Ives violin sonatas
Hi everyone! I am writing a paper of my choice for a university course on 19th and 20th century music. I was led to an interesting thought about Ives. As the violin is an instrument that can play quartertones with ease, why did Ives not use that capability in his 4 violin sonatas?
If anyone has any ideas, thoughts, or knows of any papers that specifically mention this topic it would be much appreciated.
I feel the question is like asking 'why does a piece not have pizzicato in it as the violin can do pizzicato'? A quick search shows me Ives wrote two pieces with quarter-tones, but it wasn't an integral part of his compositional style.

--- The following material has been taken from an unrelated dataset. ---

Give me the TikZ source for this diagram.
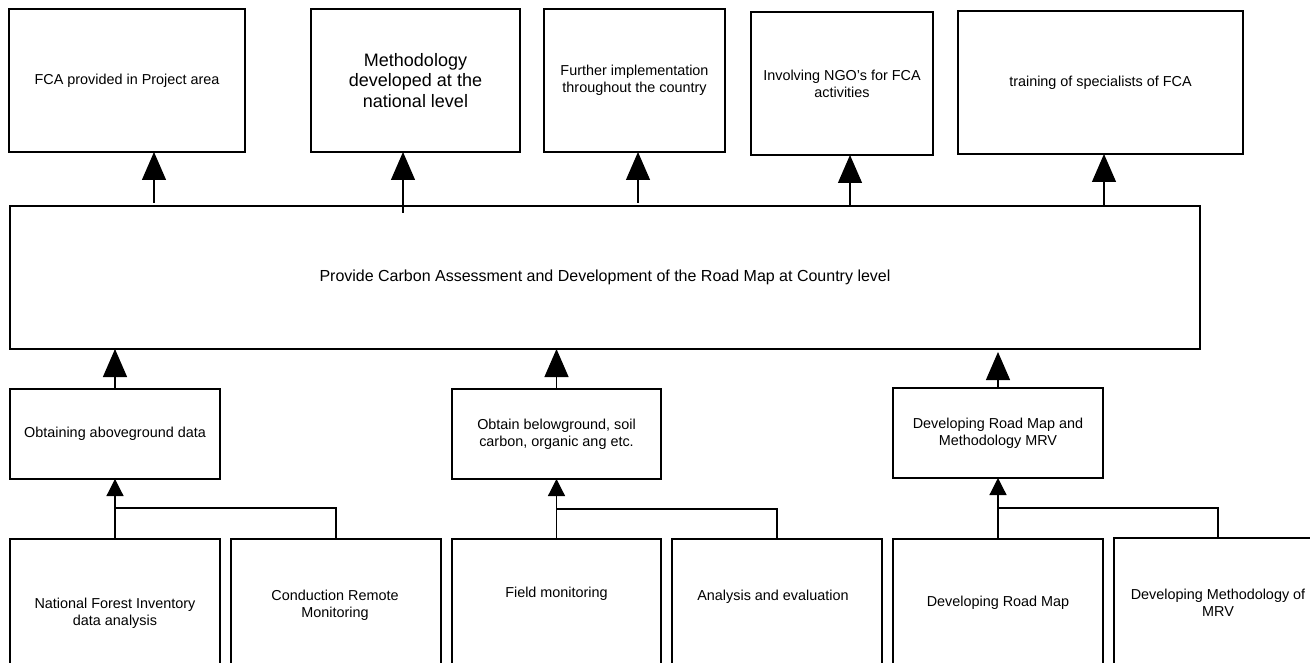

What is surprising is that HINDEMITH doesn't seem to have experimented with them, in view of his extensive involvement with Turkey
An exact, equal-tempered 50 cents quarter-tone is not used in traditional musics. What those music traditions from India and the Moslem countries use as fractional tones are the smaller intervals that western music does not use. Moslem music theory was borrowed from the ancient Greeks. Melodically they don't often move from one note to its quarter-tone neighbor, but instead modify the tuning of the scale to fit a Maquam or Raga. What is most distinctive to western ears is the neutral third interval; splitting the difference between the major and minor third, or splitting the minor third into two equal parts. . One of the Indonesian Gamalan tunings is equal-pentatonic, dividing the octave into five approximately equal parts of 240 cents. Anyway, in my opinion, western experiments with quarter-tones have been aesthetically unsuccessful.
The quarter-tone ideas from the 20th century do not derive from musical tradition (wherever from). They derive logically from the framework of 12 tone music. Why restrict yourself to 12 tones? Two dozen is more than one dozen.